Because women participated in the revolutionary struggle on all levels and because all potential labor must be mobilized for the economic development of the country, women who formerly were tied to housework and child care can now find jobs in many areas of the economy. They also participate fully in the Communist Party, the League of Communist Youth, and other political organizations, to the extent that there are a number of women on the Central Committee of the Party.

However, discrimination has not been completely eliminated. For example, the state nurseries, which have contributed greatly to the liberation of women, are staffed only by women. When we asked nursery workers about this, they told us, “This is woman’s work. Men don’t know how to care for children.” Also, many women still remain in the home or do housework in hotels, resorts, etc.

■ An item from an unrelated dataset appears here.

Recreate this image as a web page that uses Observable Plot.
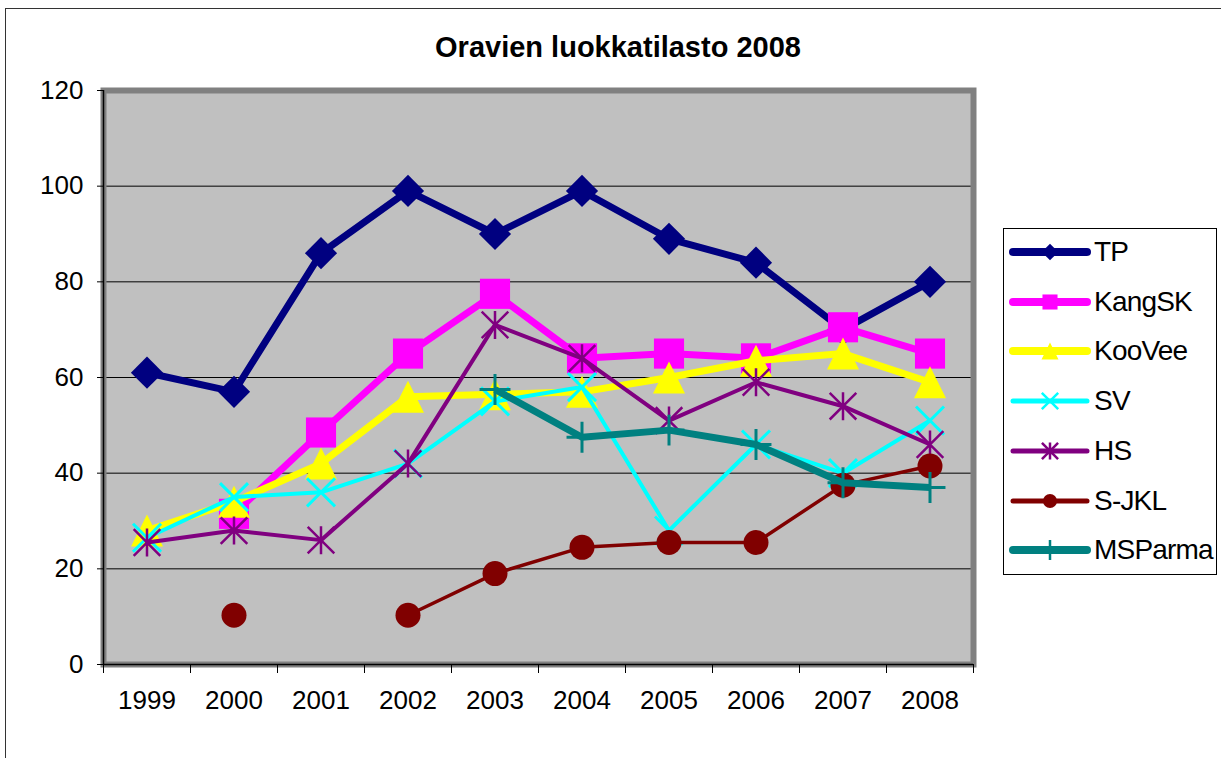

The contradiction between arbitrarily designating certain traditional areas of work as “woman’s work” and the thrust towards women’s liberation is not readily apparent to Cuban women.

As it was explained to me by a district official of the Federation of Cuban Women (which, by the way, has ‘a men’s auxiliary!), “Before the revolution, women were dissatisfied because they could not participate in the economic and political life of the country. But now, even when we are doing housework, we are contributing to the progress of the revolution. It is impossible to isolate any form of work from the building of the revolution.” Well, it sounds nice, but not completely convincing…

At any rate, the Cuban revolution has made great strides forward in eliminating both racism and male chauvinism. Although it has not completely succeeded in doing away with the psychological roots of these phenomena, it has succeeded to the extent that these attitudes can no longer be of tremendous material consequence.

The Cubans, for the most part, are conscious of the limitations of their success. But they feel that with continuing education, the ultimate solution will develop out of the daily life of the people, working together, studying together, making decisions together, in a common struggle to create a revolutionary, humanistic socialist nation.